Whatever your crab may be, I would like to share a delicous recipe that is forgiving to whatever available crab you do have. You can even use a premium quality canned crab if you don't have access to fresh. This dish is a nice transition into fall comfort foods. It would be great with lobster, shrimp, or just as plain old mac n' cheese, and also works if you have an upcoming potluck, or a small army to feed.

Macaroni and Cheese with Crab*

Serves 8


Coarse salt and ground pepper
1 pound penne rigate pasta (or a pasta of your choice)
6 tablespoons butter
1/2 medium onion, finely chopped
1 garlic clove, minced
1/3 cup flour
2 Cups Nonfat Milk
1/2 Cup Half and Half
1/4 teaspoon cayenne pepper
1 pound coarsely chopped crabmeat
4 cups (1 pound) grated extra sharp white cheddar cheese
1/2 cup breadcrumbs

Preheat oven to 400. In a large pot of boiling salted water, cook pasta to al dente. Drain; rinse with cold water. Set aside.

While pasta is cooking, melt butter over medium in a large saucepan. Transfer 2 tablespoons melted butter to a medium bowl, and reserve. Add onion and garlic to pan; cook until softened, 3 to 5 minutes. Add flour; cook, stirring, 1 minute. Add milk and half and half, whisk until smooth. Bring to a boil; reduce to a simmer, and cook until sauce has thickened, 2 to 3 minutes. Season with 3/4 teaspoon salt, 1/2 teaspoon pepper, and cayenne pepper.

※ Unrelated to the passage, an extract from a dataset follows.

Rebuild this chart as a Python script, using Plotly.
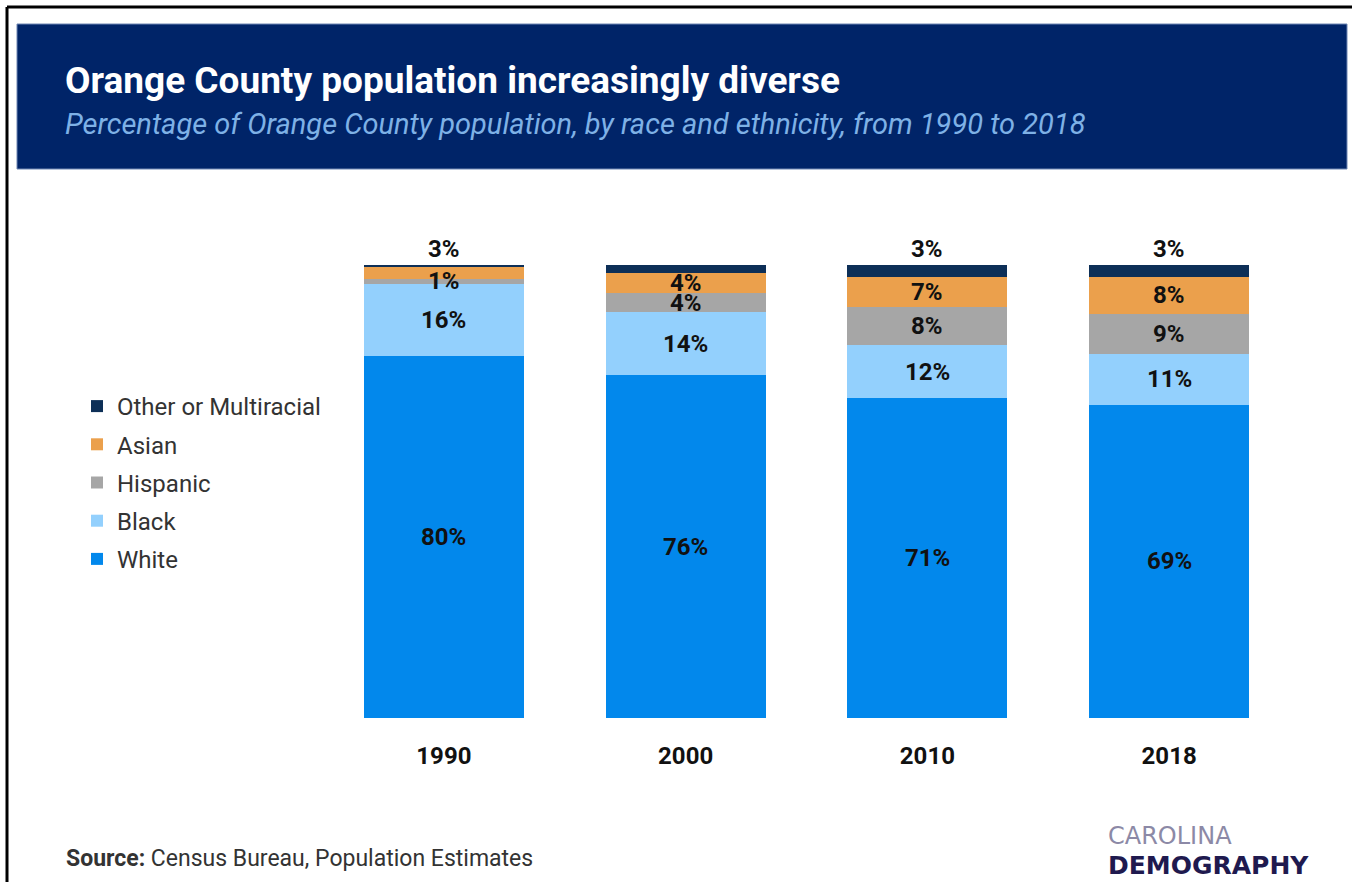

Remove pan from heat. Fold in crab. macaroni, and cheese; transfer to a shallow 4-quart baking dish. To bowl with reserved melted butter, add breadcrumbs and Creole seasoning; toss, and scatter over macaroni mixture. Place baking dish on a rimmed baking sheet. Bake until topping is golden and sauce is bubbling, 15 to 20 minutes. Let cool 5 minutes before serving.

A great side dish to this would be steamed broccoli with a touch of salt.

*This recipe was loosley based on a recipe by chef Emeril Lagasse.